Aux lendemains du coup d’État du 2 décembre 1851, il est révoqué de ses fonctions de secrétaire général [10] en tant que « suspect pour ses opinions républicaines » [11]. Il part vivre à Paris, où pendant environ dix ans, il travaille pour le Journal du Palais et le Recueil Sirey [12]. Il revient ensuite dans sa région natale ; il s’installe d’abord à Presles-et-Thierny (Aisne), où il est élu conseiller municipal en 1865. En 1868, il s’établit à Laon, et deux années plus tard, en août 1870, il entre au conseil municipal. Nommé adjoint en mai 1871 [13], il est désigné maire en août suivant [14], à chaque fois par le gouvernement. Ayant abandonné toute activité professionnelle, il se consacre aux affaires communales, et en particulier « à l’amélioration sanitaire » de Laon et « à l’extension du service scolaire » [15], avec la construction d’un lycée, de bâtiments pour les écoles primaires et d’une École normale [16]. Il reçoit la Légion d’honneur en 1880 [17]. Régulièrement réélu au conseil municipal – il est le conseiller qui reçoit le plus de voix – il reste maire, d’abord nommé par le pouvoir exécutif, puis élu par le conseil municipal, jusqu’en 1887 [18]. Il entre alors en conflit avec le préfet, dont il ne peut accepter la « manière d’agir envers un républicain d’avant 1848, âgé de 75 ans et maire du chef-lieu du département depuis plus de seize ans » [19], il démissionne en octobre 1887.

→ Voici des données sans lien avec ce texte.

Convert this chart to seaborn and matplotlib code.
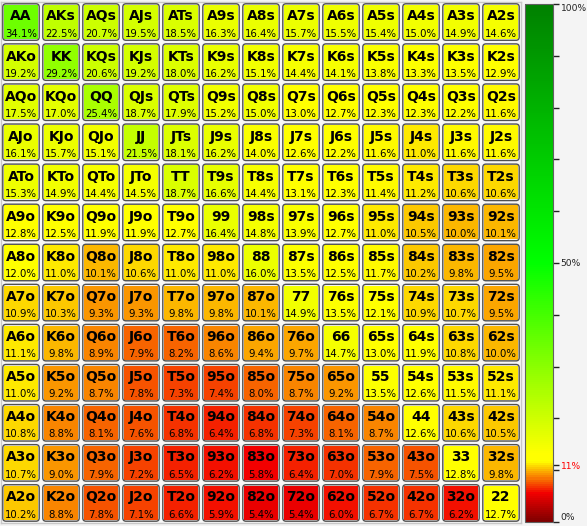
import numpy as np
import pandas as pd
import seaborn as sns
import matplotlib
matplotlib.use("Agg")
import matplotlib.pyplot as plt
from matplotlib.colors import LinearSegmentedColormap
from matplotlib.patches import FancyBboxPatch

ranks = ["A", "K", "Q", "J", "T", "9", "8", "7", "6", "5", "4", "3", "2"]

row_A = [34.1, 22.5, 20.7, 19.5, 18.5, 16.3, 16.4, 15.7, 15.5, 15.4, 15.0, 14.9, 14.6]
row_K = [19.2, 29.2, 20.6, 19.2, 18.0, 16.2, 15.1, 14.4, 14.1, 13.8, 13.3, 13.5, 12.9]
row_Q = [17.5, 17.0, 25.4, 18.7, 17.9, 15.2, 15.0, 13.0, 12.7, 12.3, 12.3, 12.2, 11.6]
row_J = [16.1, 15.7, 15.1, 21.5, 18.1, 16.2, 14.0, 12.6, 12.2, 11.6, 11.0, 11.6, 11.6]
row_T = [15.3, 14.9, 14.4, 14.5, 18.7, 16.6, 14.4, 13.1, 12.3, 11.4, 11.2, 10.6, 10.6]
row_9 = [12.8, 12.5, 11.9, 11.9, 12.7, 16.4, 14.8, 13.9, 12.7, 11.0, 10.5, 10.0, 10.1]
row_8 = [12.0, 11.0, 10.1, 10.6, 11.0, 11.0, 16.0, 13.5, 12.5, 11.7, 10.2, 9.8, 9.5]
row_7 = [10.9, 10.3, 9.3, 9.3, 9.8, 9.8, 10.1, 14.9, 13.5, 12.1, 10.9, 10.7, 9.5]
row_6 = [11.1, 9.8, 8.9, 7.9, 8.2, 8.6, 9.4, 9.7, 14.7, 13.0, 11.9, 10.8, 10.0]
row_5 = [11.0, 9.2, 8.7, 7.8, 7.3, 7.4, 8.0, 8.7, 9.2, 13.5, 12.6, 11.5, 11.1]
row_4 = [10.8, 8.8, 8.1, 7.6, 6.8, 6.4, 6.8, 7.3, 8.1, 8.7, 12.6, 10.6, 10.5]
row_3 = [10.7, 9.0, 7.9, 7.2, 6.5, 6.2, 5.8, 6.4, 7.0, 7.9, 7.5, 12.8, 9.8]
row_2 = [10.2, 8.8, 7.8, 7.1, 6.6, 5.9, 5.4, 5.4, 6.0, 6.7, 6.7, 6.2, 12.7]

rows = [row_A, row_K, row_Q, row_J, row_T, row_9, row_8, row_7,
        row_6, row_5, row_4, row_3, row_2]

cbar_ticks = [0, 10, 20, 30, 40, 50, 60, 70, 80, 90, 100]
cbar_labels = {0: "0%", 50: "50%", 100: "100%"}
threshold = 11

data = pd.DataFrame(rows, index=ranks, columns=ranks)

def hand_name(i, j):
    if i == j:
        return ranks[i] + ranks[j]
    if i < j:
        return ranks[i] + ranks[j] + "s"
    return ranks[j] + ranks[i] + "o"

cmap = LinearSegmentedColormap.from_list(
    "eq",
    [(0.0, (0.50, 0.0, 0.0)),
     (0.055, (0.95, 0.0, 0.0)),
     (0.115, (1.0, 1.0, 0.0)),
     (0.13, (1.0, 1.0, 0.0)),
     (0.50, (0.0, 1.0, 0.0)),
     (1.0, (0.0, 0.50, 0.0))])

W, H = 587, 526
fig = plt.figure(figsize=(W / 100, H / 100), dpi=100, facecolor="#f4f4f4")
ax = fig.add_axes([1 / W, 3 / H, 520 / W, 521 / H])
cax = fig.add_axes([525 / W, 4 / H, 28 / W, 518 / H])

sns.heatmap(data, ax=ax, cmap=cmap, vmin=0, vmax=100, cbar_ax=cax,
            linewidths=3, linecolor="#f7f7f7", square=False,
            xticklabels=False, yticklabels=False)

n = len(ranks)
for i in range(n):
    for j in range(n):
        v = data.iloc[i, j]
        ax.add_patch(FancyBboxPatch((j + 0.045, i + 0.045), 0.91, 0.91,
                                    boxstyle="round,pad=0,rounding_size=0.08",
                                    facecolor="none", edgecolor="#505050",
                                    linewidth=1.0, zorder=3))
        ax.text(j + 0.5, i + 0.36, hand_name(i, j), ha="center", va="center",
                fontsize=10, fontweight="bold", color="black", zorder=4)
        ax.text(j + 0.5, i + 0.79, f"{v:.1f}%", ha="center", va="center",
                fontsize=7.3, color="black", zorder=4)

for s in ax.spines.values():
    s.set_visible(True)
    s.set_color("#c8c8c8")
    s.set_linewidth(1)

# colorbar
cb = ax.collections[0].colorbar
cb.outline.set_edgecolor("#606060")
cb.outline.set_linewidth(0.8)
ticks = sorted(cbar_ticks + [threshold])
cb.set_ticks(ticks)
cb.set_ticklabels([f"{threshold}%" if t == threshold else cbar_labels.get(t, "") for t in ticks])
cax.tick_params(axis="y", length=4, width=1, labelsize=6.6, pad=1.5, colors="#222222")
for t, lab, tk in zip(ticks, cax.get_yticklabels(), cax.yaxis.get_major_ticks()):
    if t == threshold:
        lab.set_color("red")
        tk.tick2line.set_color("red")
        tk.tick1line.set_color("red")
    elif t == 100:
        lab.set_va("top")
    elif t == 0:
        lab.set_va("bottom")

fig.savefig("out.png", dpi=100, facecolor=fig.get_facecolor())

Son décès suscite la parution de plusieurs articles dans la presse locale. Un service religieux est célébré, et, outre les notables locaux (préfet, député, sénateur, magistrats, officiers, conseillers généraux, etc.), le conseil municipal, des délégations du lycée, des écoles normales de garçons et de filles, de la Société de gymnastique et de la Société de secours mutuels, assistent à ses obsèques. La Ville de Laon fait construire un tombeau à sa mémoire dans le cimetière de Saint-Just, avec un portrait en bronze du défunt. Sa veuve décède en janvier 1901 [20].